A PM declarou basear-se sempre nos “dados oficiais” do Instituto de Segurança Pública (ISP), instituição do Estado que acompanha as estatísticas de criminalidade.
Segundo a PM, o ISP mostra que o índice de mortes por intervenção de agentes do Estado caiu mais de 15% no Rio a maio deste ano, em comparação com o mesmo período de 2022.
“O saldo operacional da Polícia Militar revela o grau de complexidade enfrentado diariamente pelos policiais nesse cenário”, diz o texto.
“Somente no ano de 2023, a corporação já prendeu mais de 17 mil criminosos, apreendeu mais de 2 mil adolescentes envolvidos com a criminalidade, além de retirar das ruas mais de 3,5 mil armas de fogo, entre as quais 300 fuzis idênticos aos utilizados em guerras convencionais.”
A Polícia Civil ressaltou em nota ter “a maior Agência Central de Inteligência do ramo da segurança pública estadual do país”.
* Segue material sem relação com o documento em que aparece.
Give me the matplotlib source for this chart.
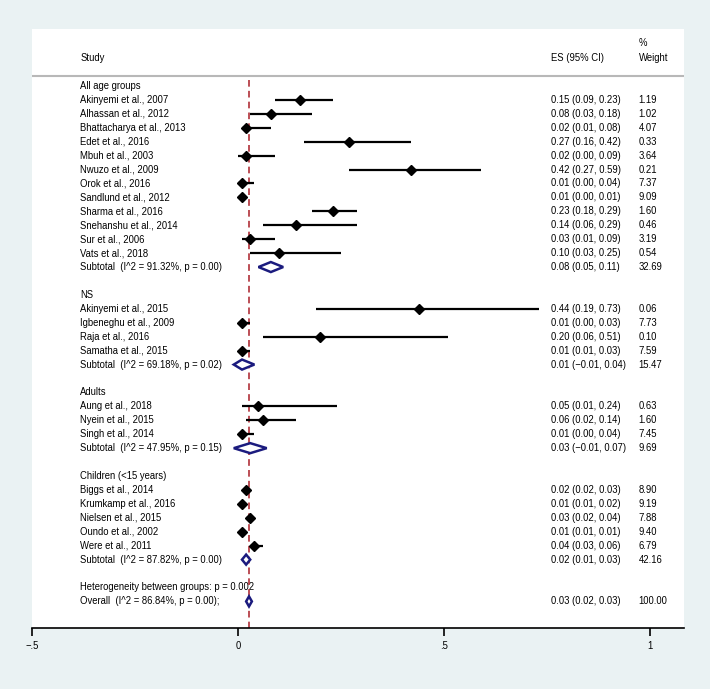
import matplotlib.pyplot as plt
from matplotlib.patches import Polygon

plt.rcParams['font.family'] = ['Liberation Sans', 'DejaVu Sans']

# group headings and the studies in each group
groups = ["All age groups", "NS", "Adults", "Children (<15 years)"]

studies = [
    ["Akinyemi et al., 2007", "Alhassan et al., 2012", "Bhattacharya et al., 2013",
     "Edet et al., 2016", "Mbuh et al., 2003", "Nwuzo et al., 2009", "Orok et al., 2016",
     "Sandlund et al., 2012", "Sharma et al., 2016", "Snehanshu et al., 2014",
     "Sur et al., 2006", "Vats et al., 2018"],
    ["Akinyemi et al., 2015", "Igbeneghu et al., 2009", "Raja et al., 2016",
     "Samatha et al., 2015"],
    ["Aung et al., 2018", "Nyein et al., 2015", "Singh et al., 2014"],
    ["Biggs et al., 2014", "Krumkamp et al., 2016", "Nielsen et al., 2015",
     "Oundo et al., 2002", "Were et al., 2011"],
]
es = [
    [0.15, 0.08, 0.02, 0.27, 0.02, 0.42, 0.01, 0.01, 0.23, 0.14, 0.03, 0.10],
    [0.44, 0.01, 0.20, 0.01],
    [0.05, 0.06, 0.01],
    [0.02, 0.01, 0.03, 0.01, 0.04],
]
lo = [
    [0.09, 0.03, 0.01, 0.16, 0.00, 0.27, 0.00, 0.00, 0.18, 0.06, 0.01, 0.03],
    [0.19, 0.00, 0.06, 0.01],
    [0.01, 0.02, 0.00],
    [0.02, 0.01, 0.02, 0.01, 0.03],
]
hi = [
    [0.23, 0.18, 0.08, 0.42, 0.09, 0.59, 0.04, 0.01, 0.29, 0.29, 0.09, 0.25],
    [0.73, 0.03, 0.51, 0.03],
    [0.24, 0.14, 0.04],
    [0.03, 0.02, 0.04, 0.01, 0.06],
]
weight = [
    [1.19, 1.02, 4.07, 0.33, 3.64, 0.21, 7.37, 9.09, 1.60, 0.46, 3.19, 0.54],
    [0.06, 7.73, 0.10, 7.59],
    [0.63, 1.60, 7.45],
    [8.90, 9.19, 7.88, 9.40, 6.79],
]

# subtotals per group
sub_es = [0.08, 0.01, 0.03, 0.02]
sub_lo = [0.05, -0.01, -0.01, 0.01]
sub_hi = [0.11, 0.04, 0.07, 0.03]
sub_weight = [32.69, 15.47, 9.69, 42.16]
sub_i2 = [91.32, 69.18, 47.95, 87.82]
sub_p = [0.00, 0.02, 0.15, 0.00]

het_p = 0.002
overall_es, overall_lo, overall_hi = 0.027, 0.020, 0.034
overall_i2, overall_p = 86.84, 0.00


def fmt(v):
    return f"{v:.2f}".replace("-", "\u2212")


def ci_text(e, l, h):
    return f"{fmt(e)} ({fmt(l)}, {fmt(h)})"


def add_diamond(ax, e, l, h, row):
    ax.add_patch(Polygon([(l, row), (e, row - 0.36), (h, row), (e, row + 0.36)],
                         closed=True, facecolor='white', edgecolor='#1B1B7E',
                         lw=1.8, zorder=4))


fig = plt.figure(figsize=(7.1, 6.89), dpi=100, facecolor='#EAF2F3')
ax = fig.add_axes([0.045, 0.0885, 0.918, 0.8695])
ax.set_facecolor('white')

X_STUDY, X_ES, X_WT = -0.383, 0.760, 0.973
FS = 6.85

row = 0
for g in range(len(groups)):
    ax.text(X_STUDY, row, groups[g], fontsize=FS, va='center')
    row += 1
    for i in range(len(studies[g])):
        ax.text(X_STUDY, row, studies[g][i], fontsize=FS, va='center')
        ax.plot([lo[g][i], hi[g][i]], [row, row], color='black', lw=1.6,
                solid_capstyle='butt', zorder=3)
        ax.plot(es[g][i], row, marker='D', color='black', markersize=4.8, zorder=4)
        ax.text(X_ES, row, ci_text(es[g][i], lo[g][i], hi[g][i]), fontsize=FS, va='center')
        ax.text(X_WT, row, f"{weight[g][i]:.2f}", fontsize=FS, va='center')
        row += 1
    ax.text(X_STUDY, row, f"Subtotal  (I^2 = {sub_i2[g]:.2f}%, p = {sub_p[g]:.2f})",
            fontsize=FS, va='center')
    add_diamond(ax, sub_es[g], sub_lo[g], sub_hi[g], row)
    ax.text(X_ES, row, ci_text(sub_es[g], sub_lo[g], sub_hi[g]), fontsize=FS, va='center')
    ax.text(X_WT, row, f"{sub_weight[g]:.2f}", fontsize=FS, va='center')
    row += 2

ax.text(X_STUDY, row, f"Heterogeneity between groups: p = {het_p:.3f}", fontsize=FS,
        va='center', zorder=1)
row += 1
ax.text(X_STUDY, row, f"Overall  (I^2 = {overall_i2:.2f}%, p = {overall_p:.2f});",
        fontsize=FS, va='center')
add_diamond(ax, overall_es, overall_lo, overall_hi, row)
ax.text(X_ES, row, ci_text(overall_es, overall_lo, overall_hi), fontsize=FS, va='center')
ax.text(X_WT, row, "100.00", fontsize=FS, va='center')

# header
ax.text(X_STUDY, -2.0, "Study", fontsize=FS, va='center')
ax.text(X_ES, -2.0, "ES (95% CI)", fontsize=FS, va='center')
ax.text(X_WT, -3.1, "%", fontsize=FS, va='center')
ax.text(X_WT, -2.0, "Weight", fontsize=FS, va='center')
ax.axhline(-0.72, color='#B8B8B8', lw=1.5)

ylim_bottom, ylim_top = 38.91, -4.09
ax.plot([overall_es, overall_es], [-0.45, ylim_bottom], color='#B03038', lw=1.2,
        ls=(0, (4, 2.5)), zorder=2)

ax.set_xlim(-0.5, 1.0825)
ax.set_ylim(ylim_bottom, ylim_top)
ax.set_xticks([-0.5, 0, 0.5, 1])
ax.set_xticklabels(["\u2212.5", "0", ".5", "1"])
ax.tick_params(axis='x', direction='out', length=6, width=1.2, labelsize=FS, pad=3)
ax.set_yticks([])
for s in ['left', 'right', 'top']:
    ax.spines[s].set_visible(False)
ax.spines['bottom'].set_linewidth(1.2)

plt.savefig("out.png", dpi=100, facecolor=fig.get_facecolor())
plt.close()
Segundo a corporação, nessa instância “estão concentrados todos os setores que buscam e produzem conhecimentos para assessorar na tomada de decisões estratégicas e operacionais de combate ao crime”.
Referindo-se à pesquisa do GENI/UFF, a Polícia afirmou desconhecer a metodologia utilizada para a confecção “do relatório citado”.
Sobre as mortes em ações policiais, declarou que “todas as ocorrências desta natureza são investigadas, a fim de se identificar a autoria e apurar as responsabilidades”.
“Em relação às operações da Polícia Civil, todas são realizadas por agentes altamente capacitados, após minucioso planejamento, priorizando sempre a preservação de vidas, tanto dos policiais quanto dos cidadãos”, prossegue.
“A Sepol acrescenta, ainda, que a atuação em comunidades é parte das ações de combate à criminalidade e se trata de um trabalho fundamental, uma vez que as organizações criminosas utilizam os recursos advindos com as práticas delituosas para financiar seus domínios territoriais, com a restrição de liberdade dos moradores das regiões ocupadas por elas.”
Já o Ministério Público afirmou que, nos últimos anos, tem trabalhado para reduzir a letalidade policial no Estado.
Uma das iniciativas nesse sentido foi a criação do Grupo Temático Temporário – Operações Policiais (GTT-ADPF 635-STF), a Coordenadoria de Segurança Pública e a Coordenadoria-Geral de Promoção da Dignidade da Pessoa Humanas, explicou.
Essas estruturas destinam-se, segundo o MP, a aprimorar o controle externo da atividade policial e promover a articulação entre instituições e contribuir com políticas públicas.
“Também foi criado um canal para atendimento à população, por meio de um inédito serviço de Plantão 24h, destinado ao recebimento de denúncias de abusos por parte de agentes de segurança do Estado durante operações policiais”, destacou o MP no texto.
O MP também informou que a maior parte dos casos citados na pesquisa ainda estão sob investigação, sendo necessário esperar que sejam concluídos para ter “dados estatísticos sólidos”.